Continuing Example 19.8. Let \(X\) be the time (hours), starting now, until the next earthquake (of any magnitude) occurs in SoCal, and let \(Y\) be the time (hours), starting now, until the second earthquake from now occurs (so that \(Y-X\) is the time between the first and second earthquake). Suppose that \(X\) and \(Y\) are continuous RVs with joint pdf

\[ f_{X, Y}(x, y) = \begin{cases} 4e^{-2y}, & 0 < x< y < \infty,\\ 0, & \text{otherwise} \end{cases} \]

  1. Sketch a plot of the marginal pdf of \(X\). Be sure to specify possible values.




  2. Find the marginal pdf of \(X\) at \(x=0.5\).




  3. Find the marginal pdf of \(X\).

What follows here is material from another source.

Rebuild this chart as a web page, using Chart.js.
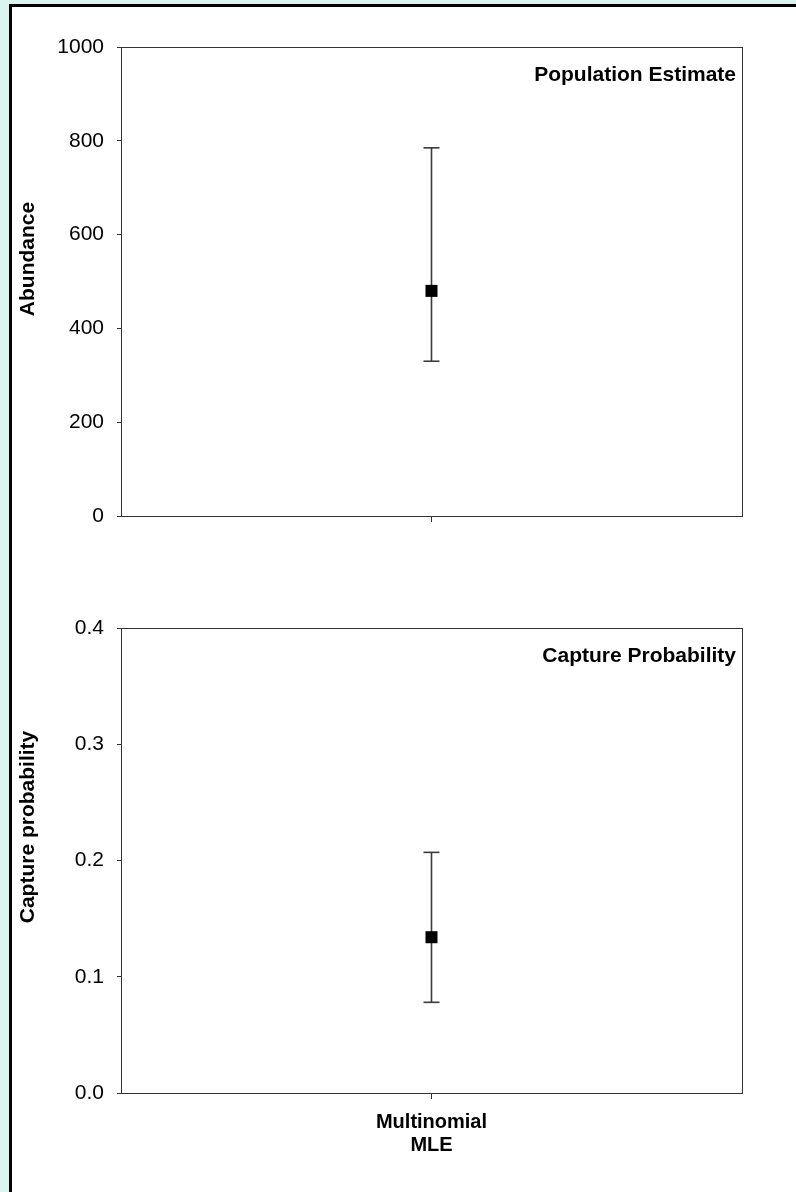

Be sure to specify possible values. Identify the marginal distribution of \(X\) be name.




  4. Compute and interpret \(\text{P}(X > 0.5)\).




  5. Sketch the marginal pdf of \(Y\). Be sure to specify possible values.




  6. Find the marginal pdf of \(Y\) at \(y=1.5\).




  7. Find the marginal pdf of \(Y\). Be sure to specify possible values of \(Y\).




  8. Compute and interpret find \(\text{P}(Y < 1)\).




  9. Is \(\text{P}(X > 0.5, Y < 1)\) equal to the product of \(\text{P}(X > 0.5)\) and \(\text{P}(Y < 1)\)? Why?




  • The joint distribution is a distribution on \((X, Y)\) pairs. A mathematical expression of a joint distribution is a function of both values of \(X\) and values of \(Y\). Pay special attention to the possible values; the possible values of one variable might be restricted by the value of the other.
  • The marginal distribution of \(Y\) is a distribution on \(Y\) values only, regardless of the value of \(X\). A mathematical expression of a marginal distribution will have only values of the single variable in it; for example, an expression for the marginal distribution of \(Y\) will only have \(y\) in it (no \(x\), not even in the possible values).